By specifying the size of a subject table, you also determine the size of its linked tables. MOSTLY AI processes the linked tables' entries as properties of the subject table’s entries. Therefore, if the number of generated subjects is bigger or smaller than the original, the linked table size changes accordingly. These changes have no impact on the size of reference tables.

If you leave these fields blank, then MOSTLY AI will use the same number of subjects during training and generation as the original dataset. By changing these values, you can do some nifty things:

Speed up AI model training, but at the cost of accuracy

Simply specify a lower number of training subjects than what’s present in your subject table to speed up AI model training.

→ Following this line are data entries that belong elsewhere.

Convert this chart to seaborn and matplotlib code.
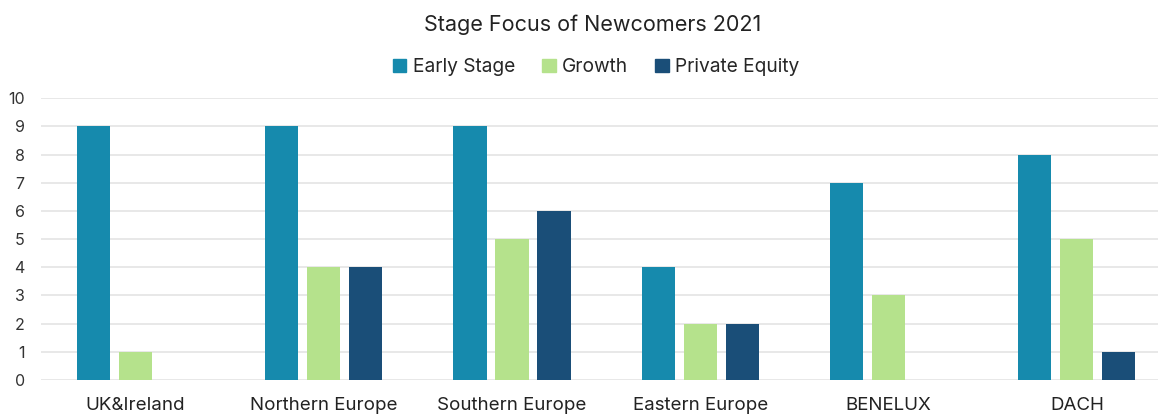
import matplotlib
matplotlib.use("Agg")
import matplotlib.pyplot as plt
import seaborn as sns
import pandas as pd

# Data
regions = ["UK&Ireland", "Northern Europe", "Southern Europe",
           "Eastern Europe", "BENELUX", "DACH"]
early_stage = [9, 9, 9, 4, 7, 8]
growth = [1, 4, 5, 2, 3, 5]
private_equity = [0, 4, 6, 2, 0, 1]

stages = ["Early Stage", "Growth", "Private Equity"]
palette = ["#168AAD", "#B5E28C", "#1A4E78"]

df = pd.DataFrame({
    "region": regions * 3,
    "stage": [s for s in stages for _ in regions],
    "count": early_stage + growth + private_equity,
})

sns.set_theme(style="white")
plt.rcParams["font.family"] = ["Inter", "DejaVu Sans"]

fig = plt.figure(figsize=(11.58, 4.16), dpi=100)
ax = fig.add_axes([0.0357, 0.0865, 0.9755, 0.6775])

sns.barplot(
    data=df, x="region", y="count", hue="stage",
    order=regions, hue_order=stages, palette=palette,
    width=0.67, gap=0.21, linewidth=0, saturation=1,
    errorbar=None, ax=ax,
)

ax.set_ylim(0, 10)
ax.set_xlim(-0.5, 5.5)
ax.set_yticks(range(0, 11))
ax.yaxis.grid(True, color="#E4E4E4", linewidth=1.2)
ax.set_axisbelow(True)
sns.despine(ax=ax, left=True, bottom=True)
ax.set_xlabel("")
ax.set_ylabel("")
ax.tick_params(axis="y", length=0, labelsize=11.5, colors="#333333", pad=12)
ax.tick_params(axis="x", length=0, labelsize=13.5, colors="#222222", pad=12)

ax.get_legend().remove()
handles = [plt.Rectangle((0, 0), 1, 1, color=c) for c in palette]
fig.legend(handles, stages, loc="center", bbox_to_anchor=(0.515, 0.838),
           ncol=3, frameon=False, fontsize=13.8, handlelength=0.7,
           handleheight=0.7, handletextpad=0.35, columnspacing=1.4)

fig.text(0.512, 0.94, "Stage Focus of Newcomers 2021", ha="center",
         va="center", fontsize=15.5, color="#222222")

fig.savefig("out.png", dpi=100)
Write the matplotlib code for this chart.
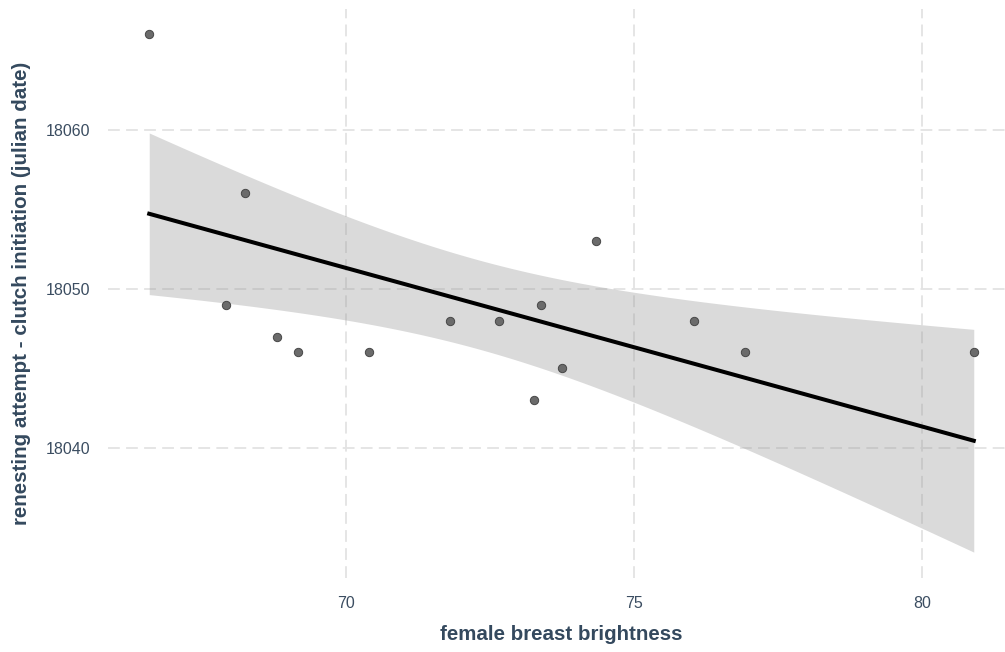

However, the resulting synthetic data will be a less accurate representation of your original data.

Increase the size of small datasets

You can produce more synthetic subjects than there are subjects in your original dataset. In data science, this is called data augmentation. It is particularly useful for downstream AI model training tasks, where the increased number of subjects can result in better performing, more accurate models.

To augment a small dataset, leave the number of training subjects field blank and increase the number of generated subjects to a useful quantify for AI model training.

Create a representative subset of your data

This feature makes generating test data a breeze. MOSTLY AI can use all data points from your original dataset to create a smaller-sized, representative subset of your data that retains all statistical features, breathes realism, and covers all the business scenarios for testing.

You can create a subset of your data by leaving the number of training subjects field blank and decreasing the number of generated subjects to the desired size.

for best results, we strongly recommend that to start your first run with a small number of subjects and then increase it for later runs.